While our niche audience of corporate executives responsible for site location decisions is an elusive bunch and doesn’t always react to the typical marketing tactics other B2B marketers use, we nevertheless combed through the research from outside economic development and uncovered the following insights for EDOs to consider in the New Year. Both marketers and business developers should take note.
1. Targeting “The Insiders”
Conventional wisdom tells us that CXOs are usually the ones making big business decisions. However, according to this infographic from ToTheWeb.com, 81% of non-C-suiters have a say in B2B purchase decisions. We’d call these “the insiders” who play into the final call. DCI has noticed the same trend from our own analysis, where meetings we’ve arranged were evenly dispersed across operations, human resources, real estate, legal and strategy VPs or directors, depending on the size of the company.
2. Be Search Engine Savvy
C-Level decision makers are increasingly using main stream search engines to find information themselves. The same infographic above tells us that 71% of B2B buyers start in a generic search query with one of two intents: to inform or to purchase. And 90% of B2B buyers online use search specifically to research business purchases. This would support one of DCI’s key findings from our Web-to-Leads analytics, which shows that 68% of companies that became lead opportunities reached an EDO’s website from Google, by far the most common source of visitation.
3. Know When to Reach Them…
Thinking strategically about email distribution timing may just boost open rates. According to Marketing Sherpa, the highest level job title segment has the highest open rate — by a pretty wide margin — on Sunday mornings between 7 a.m. and 9 a.m. Your “workweek” just became a bit more interesting! This research is supported by CEO.com, which found that that CEOs spend an average of 2.4 hours working on weekends, and are mostly likely to wake up by 6 a.m.
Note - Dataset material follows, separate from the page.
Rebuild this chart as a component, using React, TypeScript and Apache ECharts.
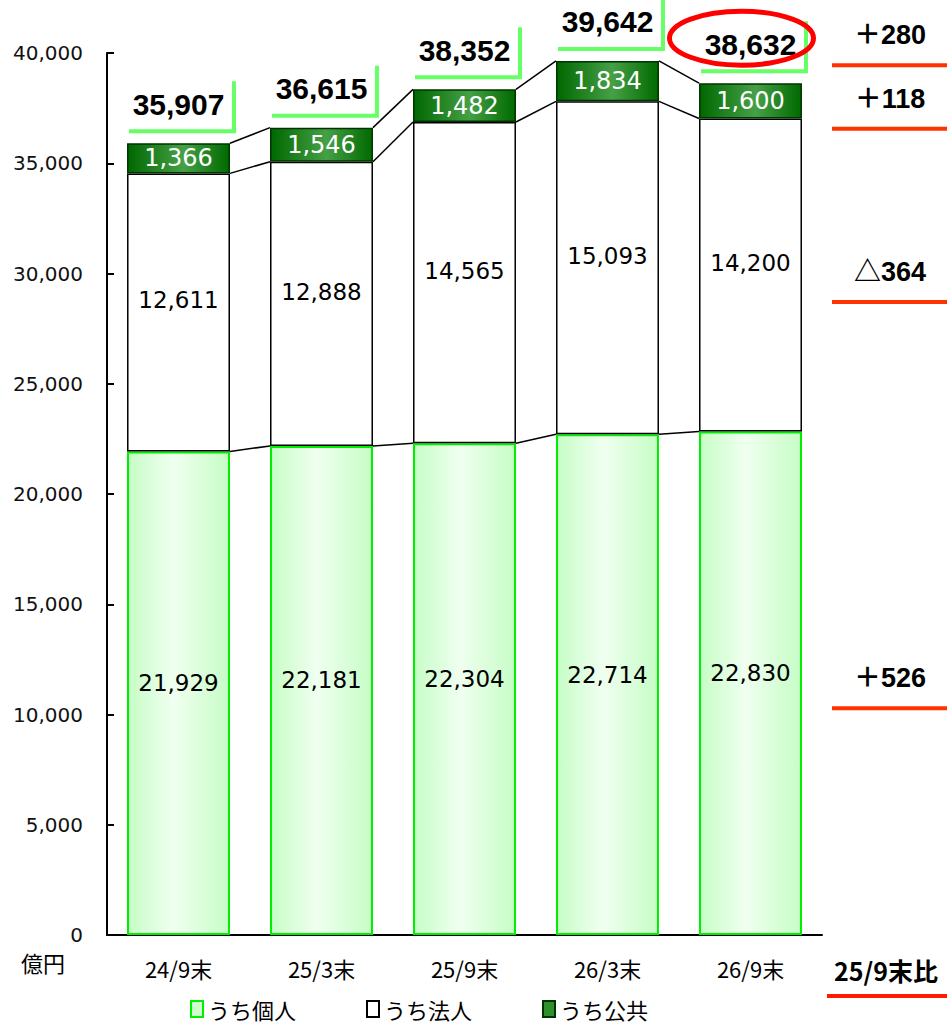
import React, { useEffect, useRef } from "react";
import * as echarts from "echarts";

const categories = ["24/9末", "25/3末", "25/9末", "26/3末", "26/9末"];
const kojin = [21929, 22181, 22304, 22714, 22830];
const hojin = [12611, 12888, 14565, 15093, 14200];
const kokyo = [1366, 1546, 1482, 1834, 1600];
const totals = [35907, 36615, 38352, 39642, 38632];
const seriesNames = ["うち個人", "うち法人", "うち公共"];
const diffLabels = ["＋280", "＋118", "△364", "＋526"];
const compareLabel = "25/9末比";
const unitLabel = "億円";

const BAR_RATIO = 0.72;
const fmt = (v: number) => v.toLocaleString("en-US");

export default function App() {
  const ref = useRef<HTMLDivElement>(null);
  useEffect(() => {
    if (!ref.current) return;
    const chart = echarts.init(ref.current, null, { renderer: "svg" });

    const cum1 = kojin;
    const cum2 = kojin.map((v, i) => v + hojin[i]);
    const cum3 = cum2.map((v, i) => v + kokyo[i]);
    const connData = categories.slice(0, -1).map((_, i) => [
      i, cum1[i], cum1[i + 1], cum2[i], cum2[i + 1], cum3[i], cum3[i + 1],
    ]);

    const option: any = {
      animation: false,
      backgroundColor: "#ffffff",
      grid: { left: 107, right: 125, top: 53, bottom: 90 },
      legend: {
        left: 190,
        top: 998,
        itemWidth: 12,
        itemHeight: 16,
        itemGap: 70,
        icon: "rect",
        textStyle: { fontFamily: "Noto Sans CJK JP", fontSize: 22, lineHeight: 22, color: "#000" },
        padding: 0,
        data: [
          { name: seriesNames[0], itemStyle: { color: "#ccffcc", borderColor: "#00ee00", borderWidth: 2 } },
          { name: seriesNames[1], itemStyle: { color: "#ffffff", borderColor: "#000", borderWidth: 2 } },
          { name: seriesNames[2], itemStyle: { color: "#2f8f2f", borderColor: "#003300", borderWidth: 2 } },
        ],
      },
      xAxis: {
        type: "category",
        data: categories,
        axisLine: { lineStyle: { color: "#000", width: 2 } },
        axisTick: { inside: true, length: 7, lineStyle: { color: "#000", width: 2 } },
        axisLabel: { fontFamily: "Noto Sans CJK JP", fontSize: 22, color: "#000", margin: 22 },
      },
      yAxis: {
        type: "value",
        min: 0,
        max: 40000,
        interval: 5000,
        splitLine: { show: false },
        axisLine: { show: true, lineStyle: { color: "#000", width: 2 } },
        axisTick: { show: true, inside: true, length: 7, lineStyle: { color: "#000", width: 2 } },
        axisLabel: {
          fontFamily: "DejaVu Sans",
          fontSize: 20,
          color: "#111",
          margin: 24,
          formatter: (v: number) => fmt(v),
        },
      },
      series: [
        {
          name: seriesNames[0],
          type: "bar",
          stack: "t",
          barWidth: BAR_RATIO * 100 + "%",
          data: kojin,
          itemStyle: {
            color: new echarts.graphic.LinearGradient(0, 0, 1, 0, [
              { offset: 0, color: "#c6fdc6" },
              { offset: 0.45, color: "#f0fff0" },
              { offset: 1, color: "#c6fdc6" },
            ]),
            borderColor: "#00ee00",
            borderWidth: 2,
          },
          label: {
            show: true,
            position: "inside",
            offset: [0, -10],
            formatter: (p: any) => fmt(p.value),
            fontFamily: "DejaVu Sans",
            fontSize: 23,
            color: "#000",
          },
        },
        {
          name: seriesNames[1],
          type: "bar",
          stack: "t",
          data: hojin,
          itemStyle: { color: "#ffffff", borderColor: "#000", borderWidth: 1.5 },
          label: {
            show: true,
            position: "inside",
            offset: [0, -12],
            formatter: (p: any) => fmt(p.value),
            fontFamily: "DejaVu Sans",
            fontSize: 23,
            color: "#000",
          },
        },
        {
          name: seriesNames[2],
          type: "bar",
          stack: "t",
          data: kokyo,
          itemStyle: {
            color: new echarts.graphic.LinearGradient(0, 0, 1, 0, [
              { offset: 0, color: "#006800" },
              { offset: 0.55, color: "#46a046" },
              { offset: 1, color: "#006a00" },
            ]),
            borderColor: "#003300",
            borderWidth: 1.5,
          },
          label: {
            show: true,
            position: "inside",
            formatter: (p: any) => fmt(p.value),
            fontFamily: "DejaVu Sans",
            fontSize: 24,
            color: "#fff",
          },
        },
        {
          type: "custom",
          name: "connectors",
          data: connData,
          encode: { x: 0, y: 1 },
          z: 5,
          silent: true,
          renderItem: (params: any, api: any) => {
            const i = api.value(0);
            const bw = api.size([1, 0])[0] * BAR_RATIO;
            const children: any[] = [];
            for (let k = 0; k < 3; k++) {
              const a = api.coord([i, api.value(1 + k * 2)]);
              const b = api.coord([i + 1, api.value(2 + k * 2)]);
              children.push({
                type: "line",
                shape: { x1: a[0] + bw / 2, y1: a[1], x2: b[0] - bw / 2, y2: b[1] },
                style: { stroke: "#000", lineWidth: 1.5 },
              });
            }
            return { type: "group", children };
          },
        },
        {
          type: "custom",
          name: "totals",
          data: totals.map((t, i) => [i, t]),
          encode: { x: 0, y: 1 },
          z: 6,
          silent: true,
          renderItem: (params: any, api: any) => {
            const i = api.value(0);
            const t = api.value(1);
            const p = api.coord([i, t]);
            const bw = api.size([1, 0])[0] * BAR_RATIO;
            const by = p[1] - 12;
            return {
              type: "group",
              children: [
                {
                  type: "polyline",
                  shape: {
                    points: [
                      [p[0] - bw / 2 + 2, by],
                      [p[0] + bw / 2 + 4, by],
                      [p[0] + bw / 2 + 4, by - 50],
                    ],
                  },
                  style: { stroke: "#66ff66", lineWidth: 4, fill: null },
                },
                {
                  type: "text",
                  x: p[0],
                  y: by - 27,
                  style: {
                    text: fmt(t),
                    align: "center",
                    verticalAlign: "middle",
                    fill: "#000",
                    fontFamily: "Liberation Sans",
                    fontWeight: "bold",
                    fontSize: 30,
                  },
                },
              ],
            };
          },
        },
      ],
    };
    chart.setOption(option);

    const last = categories.length - 1;
    const py = (v: number) => chart.convertToPixel({ gridIndex: 0 }, [last, v])[1];
    const ptot = chart.convertToPixel({ gridIndex: 0 }, [last, totals[last]]);
    const anchors = [
      py(totals[last]) - 48,
      py(cum2[last] + kokyo[last] / 2) - 2,
      py(cum1[last] + hojin[last] / 2) - 3,
      py(kojin[last] / 2) - 5,
    ];
    const rx = 890;
    const g: any[] = [];
    diffLabels.forEach((lab, k) => {
      g.push({
        type: "text",
        x: rx,
        y: anchors[k],
        style: {
          text: lab,
          align: "center",
          verticalAlign: "middle",
          fill: "#000",
          fontFamily: "Liberation Sans, Noto Sans CJK JP",
          fontWeight: "bold",
          fontSize: 27,
        },
      });
      g.push({
        type: "line",
        shape: { x1: 832, y1: anchors[k] + 30, x2: 947, y2: anchors[k] + 30 },
        style: { stroke: "#ff3300", lineWidth: 4 },
      });
    });
    const axisY = py(0);
    g.push({
      type: "text",
      x: 886,
      y: axisY + 35,
      style: {
        text: compareLabel,
        align: "center",
        verticalAlign: "middle",
        fill: "#000",
        fontFamily: "Noto Sans CJK JP",
        fontWeight: "bold",
        fontSize: 25,
      },
    });
    g.push({
      type: "line",
      shape: { x1: 827, y1: axisY + 61, x2: 947, y2: axisY + 61 },
      style: { stroke: "#ff1a00", lineWidth: 4 },
    });
    g.push({
      type: "text",
      x: 43,
      y: axisY + 27,
      style: {
        text: unitLabel,
        align: "center",
        verticalAlign: "middle",
        fill: "#000",
        fontFamily: "Noto Sans CJK JP",
        fontSize: 22,
      },
    });
    g.push({
      type: "ellipse",
      shape: { cx: ptot[0] - 9, cy: ptot[1] - 45, rx: 72, ry: 27 },
      style: { stroke: "#ff0000", lineWidth: 5, fill: null },
      z: 10,
    });
    chart.setOption({ graphic: g });

    return () => chart.dispose();
  }, []);
  return (
    <div
      ref={ref}
      style={{ position: "fixed", left: 0, top: 0, width: 947, height: 1025, background: "#fff" }}
    />
  );
}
4. …And Where to Find Them
Myth: C-suite decision makers do not click on display ads. Myth Buster: Actually, according to B2B marketing-tech firm Bizo, they often engage with and take action based on banner ads. So, where should such ads be placed? The C-suite spends the most time on sites for job searches, rental cars, training and education, and online trading. Executives also spend time on business news sites, business databases and tools, financial information and advice sites, and vertical industry sites. We can think of a few applications here…
5. Talk the Talk
The roles of the C-suite are shifting towards more strategic thinking and planning. Conversations with the C-suite should follow suit. According to CMO.com, executives value business expertise 4 times more than conversations about products and services. It’s no secret that having a working knowledge of trends, events and industry changes important to your target C-suiter builds rapport, but there’s an awful lot of “look at me” marketing out there in the economic development space as well. How can EDOs supply more of the expertise executives seek? The answer should drive your strategy in 2017.
Reflecting on the five takeaways above, a lot of the information we’re seeing points to an increasingly digital approach to lead generation.